Car les critères exigés par TCO pour obtenir la certification se révèlent au final très classiques et plus proches du minimum de la responsabilité d’entreprise que de l’excellence :

- ainsi la première exigence est la signature, par le fabricant, d’un engagement à respecter les 8 conventions-clé de l’Organisation internationale du travail (OIT), lesquelles sont une base, et non le « nec plus ultra », du droit social (1)

- deuxième exigence, « l’entreprise doit démontrer qu’elle a des procédures et une personne responsable pour faire respecter les clauses sociales », précise Niclas Rydell. Mais pour ce faire, TCO se borne à demander soit une attestation de certification SA 8000 (un autre label de certification, américain celui-là et centré sur les conditions de travail), soit un document d’adhésion à l’EICC, un consortium électronique dont l’appartenance suppose le respect de clause sociales strictes... et auquel la grande majorité des constructeurs de téléphone appartiennent déjà. Surtout, et c’est là que cela coince le plus, la certification n’est pas vérifiée pour tous les sites de production puisque la fourniture d’un seul rapport d’audit détaillé, effectué dans une seule usine, suffit aux yeux de TCO.

« Fondamentalement, il s’agit d’engagements écrits et d’audits occasionnels », regrette Fanny Gallois, du collectif Ethique sur l’étiquette, pour qui l’actualité a largement montré que ce type d’engagements était insuffisant. Au Bangladesh deux entreprises présentes dans le Rana Plaza ne s’étaient-elles pas fait auditer peu de temps avant l’incendie ? Fanny Gallois rappelle aussi que Samsung a nié la plupart des violations aux clauses de l’EICC et de l’OIT qu’avait constaté China Labour Watch en 2012, ce qui n’est pas un signe de responsabilité.

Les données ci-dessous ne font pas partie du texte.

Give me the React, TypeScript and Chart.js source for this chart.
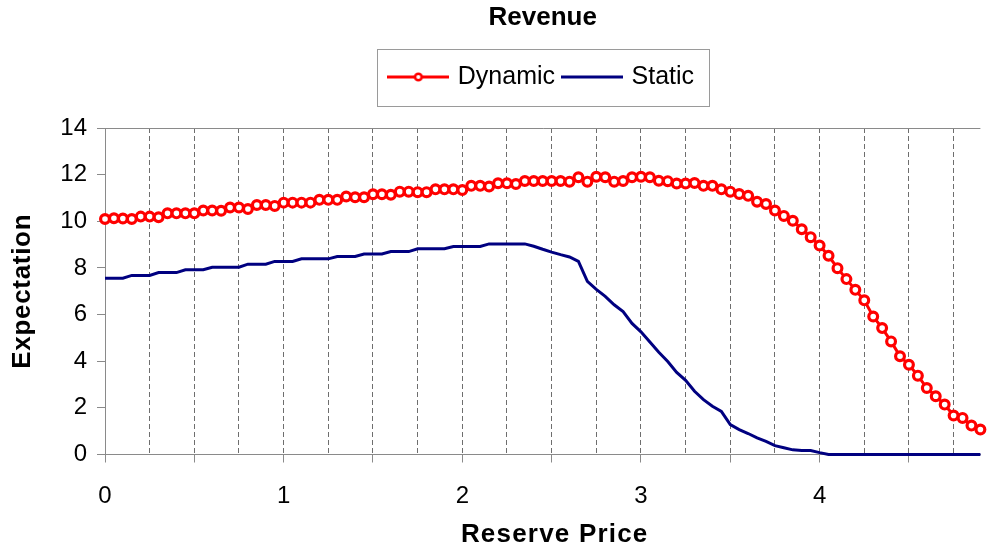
import React, { useEffect, useRef } from 'react';
import { Chart, registerables } from 'chart.js';

Chart.register(...registerables);

const chartTitle = 'Revenue';
const xAxisTitle = 'Reserve Price';
const yAxisTitle = 'Expectation';
const seriesNames = ['Dynamic', 'Static'];

const reservePrices = [
  0, 0.05, 0.1, 0.15, 0.2, 0.25, 0.3, 0.35, 0.4, 0.45,
  0.5, 0.55, 0.6, 0.65, 0.7, 0.75, 0.8, 0.85, 0.9, 0.95,
  1, 1.05, 1.1, 1.15, 1.2, 1.25, 1.3, 1.35, 1.4, 1.45,
  1.5, 1.55, 1.6, 1.65, 1.7, 1.75, 1.8, 1.85, 1.9, 1.95,
  2, 2.05, 2.1, 2.15, 2.2, 2.25, 2.3, 2.35, 2.4, 2.45,
  2.5, 2.55, 2.6, 2.65, 2.7, 2.75, 2.8, 2.85, 2.9, 2.95,
  3, 3.05, 3.1, 3.15, 3.2, 3.25, 3.3, 3.35, 3.4, 3.45,
  3.5, 3.55, 3.6, 3.65, 3.7, 3.75, 3.8, 3.85, 3.9, 3.95,
  4, 4.05, 4.1, 4.15, 4.2, 4.25, 4.3, 4.35, 4.4, 4.45,
  4.5, 4.55, 4.6, 4.65, 4.7, 4.75, 4.8, 4.85, 4.9,
];

const dynamicRevenue = [
  10.10, 10.13, 10.12, 10.10, 10.20, 10.20, 10.17, 10.34, 10.34, 10.34,
  10.34, 10.46, 10.46, 10.45, 10.59, 10.59, 10.53, 10.70, 10.70, 10.66,
  10.80, 10.80, 10.80, 10.80, 10.92, 10.92, 10.92, 11.06, 11.03, 11.03,
  11.16, 11.16, 11.14, 11.27, 11.27, 11.25, 11.25, 11.37, 11.37, 11.37,
  11.34, 11.52, 11.52, 11.49, 11.63, 11.63, 11.60, 11.73, 11.73, 11.73,
  11.73, 11.73, 11.70, 11.89, 11.70, 11.91, 11.89, 11.70, 11.73, 11.89,
  11.91, 11.89, 11.74, 11.72, 11.62, 11.62, 11.64, 11.52, 11.52, 11.37,
  11.27, 11.17, 11.09, 10.84, 10.74, 10.46, 10.23, 10.02, 9.66, 9.32,
  8.96, 8.52, 7.99, 7.52, 7.06, 6.61, 5.92, 5.42, 4.85, 4.21,
  3.85, 3.38, 2.85, 2.50, 2.14, 1.67, 1.57, 1.24, 1.07,
];

const staticRevenue = [
  7.56, 7.56, 7.56, 7.68, 7.68, 7.68, 7.80, 7.80, 7.80, 7.92,
  7.92, 7.92, 8.03, 8.03, 8.03, 8.03, 8.16, 8.16, 8.16, 8.28,
  8.28, 8.28, 8.39, 8.39, 8.39, 8.39, 8.49, 8.49, 8.49, 8.60,
  8.60, 8.60, 8.70, 8.70, 8.70, 8.82, 8.82, 8.82, 8.82, 8.92,
  8.92, 8.92, 8.92, 9.03, 9.03, 9.03, 9.03, 9.03, 8.93, 8.80,
  8.68, 8.57, 8.47, 8.28, 7.42, 7.08, 6.78, 6.42, 6.13, 5.62,
  5.26, 4.82, 4.38, 3.99, 3.52, 3.18, 2.71, 2.35, 2.07, 1.85,
  1.28, 1.07, 0.90, 0.71, 0.56, 0.38, 0.29, 0.20, 0.17, 0.17,
  0.08, 0, 0, 0, 0, 0, 0, 0, 0, 0,
  0, 0, 0, 0, 0, 0, 0, 0, 0,
];

// vertical dashed grid lines
const xGridValues = [
  0, 0.25, 0.5, 0.75, 1, 1.25, 1.5, 1.75, 2, 2.25, 2.5, 2.75,
  3, 3.25, 3.5, 3.75, 4, 4.25, 4.5, 4.75,
];
// solid tick marks below the x axis
const xTickMarkValues = [0, 0.5, 1, 1.5, 2, 2.5, 3, 3.5, 4, 4.5];
// labelled x ticks
const xLabelValues = [0, 1, 2, 3, 4];
const yTickValues = [0, 2, 4, 6, 8, 10, 12, 14];

const FONT = "'Liberation Sans', Arial, sans-serif";
const AXIS_GREY = '#8a8a8a';
const GRID_GREY = '#6e6e6e';

const has = (arr: number[], v: number) => arr.some((a) => Math.abs(a - v) < 1e-6);

const wrapTitle = (scale: any, spacing: number, dx: number) => {
  if (scale.__titleWrapped) return;
  const orig = scale.drawTitle.bind(scale);
  scale.drawTitle = function () {
    const ctx = this.ctx;
    ctx.save();
    (ctx as any).letterSpacing = spacing + 'px';
    ctx.translate(dx, 0);
    orig();
    ctx.restore();
  };
  scale.__titleWrapped = true;
};

export default function App() {
  const canvasRef = useRef<HTMLCanvasElement>(null);

  useEffect(() => {
    const canvas = canvasRef.current;
    if (!canvas) return;

    const makeLegendIcon = (color: string, marker: boolean) => {
      const c = document.createElement('canvas');
      c.width = 62;
      c.height = 14;
      const g = c.getContext('2d')!;
      g.strokeStyle = color;
      g.lineWidth = 3;
      g.beginPath();
      g.moveTo(0, 7);
      g.lineTo(62, 7);
      g.stroke();
      if (marker) {
        g.beginPath();
        g.arc(31, 7, 3.3, 0, Math.PI * 2);
        g.fillStyle = '#ffffff';
        g.fill();
        g.lineWidth = 2.6;
        g.stroke();
      }
      return c;
    };
    const dynIcon = makeLegendIcon('#ff0000', true);
    const statIcon = makeLegendIcon('#000080', false);

    const legendGap = {
      id: 'legendGap',
      beforeLayout(chart: any) {
        const lg = chart.legend;
        if (lg && !lg.__gapWrapped) {
          const fit = lg.fit.bind(lg);
          lg.fit = function () {
            fit();
            this.height += 28.5;
          };
          lg.__gapWrapped = true;
        }
      },
    };

    const legendBox = {
      id: 'legendBox',
      afterDraw(chart: any) {
        const lg = chart.legend;
        if (!lg || !lg.legendHitBoxes || !lg.legendHitBoxes.length) return;
        const hb = lg.legendHitBoxes;
        const first = hb[0];
        const last = hb[hb.length - 1];
        const left = first.left - 14;
        const right = last.left + last.width + 15;
        const top = lg.top - 6;
        const bottom = lg.top + 51;
        const ctx = chart.ctx;
        ctx.save();
        ctx.strokeStyle = '#9a9a9a';
        ctx.lineWidth = 1;
        ctx.strokeRect(Math.round(left) + 0.5, Math.round(top) + 0.5, Math.round(right - left), Math.round(bottom - top));
        ctx.restore();
      },
    };

    const chart = new Chart(canvas, {
      type: 'line',
      data: {
        datasets: [
          {
            label: seriesNames[0],
            data: reservePrices.map((x, i) => ({ x, y: dynamicRevenue[i] })),
            borderColor: '#ff0000',
            backgroundColor: '#ffffff',
            borderWidth: 3,
            pointRadius: 4.4,
            pointBorderWidth: 3.2,
            pointBackgroundColor: '#ffffff',
            pointBorderColor: '#ff0000',
            pointStyle: 'circle',
            tension: 0,
            clip: false as any,
          },
          {
            label: seriesNames[1],
            data: reservePrices.map((x, i) => ({ x, y: staticRevenue[i] })),
            borderColor: '#000080',
            backgroundColor: '#000080',
            borderWidth: 3,
            pointRadius: 0,
            tension: 0,
            clip: false as any,
          },
        ],
      },
      options: {
        responsive: false,
        animation: false,
        events: [],
        layout: { padding: { top: 0, left: 0, right: 1, bottom: 0 } },
        plugins: {
          tooltip: { enabled: false },
          title: {
            display: true,
            text: chartTitle,
            fullSize: false,
            color: '#000000',
            font: { family: FONT, size: 26, weight: 'bold' },
            padding: { top: 2.5, bottom: 20.8 },
          },
          legend: {
            display: true,
            fullSize: false,
            position: 'top',
            labels: {
              color: '#000000',
              font: { family: FONT, size: 25 },
              padding: 10,
              usePointStyle: true,
              pointStyleWidth: 54,
              generateLabels: () => [
                {
                  text: seriesNames[0],
                  pointStyle: dynIcon as any,
                  fillStyle: '#ff0000',
                  strokeStyle: '#ff0000',
                  lineWidth: 0,
                  hidden: false,
                  datasetIndex: 0,
                  fontColor: '#000000',
                },
                {
                  text: seriesNames[1],
                  pointStyle: statIcon as any,
                  fillStyle: '#000080',
                  strokeStyle: '#000080',
                  lineWidth: 0,
                  hidden: false,
                  datasetIndex: 1,
                  fontColor: '#000000',
                },
              ],
            },
          },
        },
        scales: {
          x: {
            type: 'linear',
            min: 0,
            max: 4.9,
            afterBuildTicks: (scale: any) => {
              scale.ticks = xGridValues.map((v) => ({ value: v }));
            },
            afterFit: (scale: any) => {
              scale.height = 93.5;
              wrapTitle(scale, 1.2, 12);
            },
            ticks: {
              autoSkip: false,
              maxRotation: 0,
              minRotation: 0,
              padding: 19,
              color: '#000000',
              font: { family: FONT, size: 24 },
              callback: (value: any) => (has(xLabelValues, Number(value)) ? String(value) : ''),
            },
            grid: {
              display: true,
              drawOnChartArea: true,
              drawTicks: true,
              tickLength: 8,
              lineWidth: 1,
              color: (ctx: any) => (ctx.tick && Math.abs(ctx.tick.value) < 1e-6 ? 'rgba(0,0,0,0)' : GRID_GREY),
              tickColor: (ctx: any) => (ctx.tick && has(xTickMarkValues, ctx.tick.value) ? AXIS_GREY : 'rgba(0,0,0,0)'),
              tickWidth: 1,
            },
            border: { display: true, color: AXIS_GREY, width: 1, dash: [5, 3] },
            title: {
              display: true,
              text: xAxisTitle,
              color: '#000000',
              font: { family: FONT, size: 26, weight: 'bold', lineHeight: 1 },
              padding: { top: 0, bottom: 0 },
            },
          },
          y: {
            type: 'linear',
            min: 0,
            max: 14,
            afterBuildTicks: (scale: any) => {
              scale.ticks = yTickValues.map((v) => ({ value: v }));
            },
            afterFit: (scale: any) => {
              scale.width = 105;
              wrapTitle(scale, 0.7, 0);
            },
            ticks: {
              padding: 10,
              color: '#000000',
              font: { family: FONT, size: 24 },
            },
            grid: {
              display: true,
              drawOnChartArea: true,
              drawTicks: true,
              tickLength: 8,
              lineWidth: 1,
              color: (ctx: any) => (ctx.tick && ctx.tick.value === 14 ? AXIS_GREY : 'rgba(0,0,0,0)'),
              tickColor: AXIS_GREY,
            },
            border: { display: true, color: AXIS_GREY, width: 1 },
            title: {
              display: true,
              text: yAxisTitle,
              color: '#000000',
              font: { family: FONT, size: 26, weight: 'bold', lineHeight: 1.2 },
              padding: { top: 7, bottom: 0 },
            },
          },
        },
      } as any,
      plugins: [legendGap, legendBox],
    });

    return () => {
      chart.destroy();
    };
  }, []);

  return (
    <div style={{ position: 'fixed', left: 0, top: 0, width: 988, height: 548, background: '#ffffff' }}>
      <canvas ref={canvasRef} width={988} height={548} style={{ display: 'block', width: 988, height: 548 }} />
    </div>
  );
}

Interrogé sur les risques de faire du social washing, TCO Development récuse cette idée. Au contraire, pour Niclas Rydell, la certification de Samsung est « un très grand pas en avant et une plus grande transparence, ainsi qu’un moyen formidable de contribuer à faire changer les pratiques de l’industrie ». Côté transparence, il y a quelques limites : interrogé sur le nombre et la nationalité des usines qui produisent le Galaxy S4, TCO préfère ne pas répondre.

Cet article de Thibault Lescuyer a été initialement publié sur Novethic le 24 mai 2013

(1) : Les 8 Conventions fondamentales s’imposent à tous les Etats membres, même s’ils ne les ont pas ratifiées, du seul fait de leur adhésion à l’OIT, rappelait Pierre Lyon-Caen (Avocat général honoraire à la Cour de cassation et membre de la CNCDH), en 2010.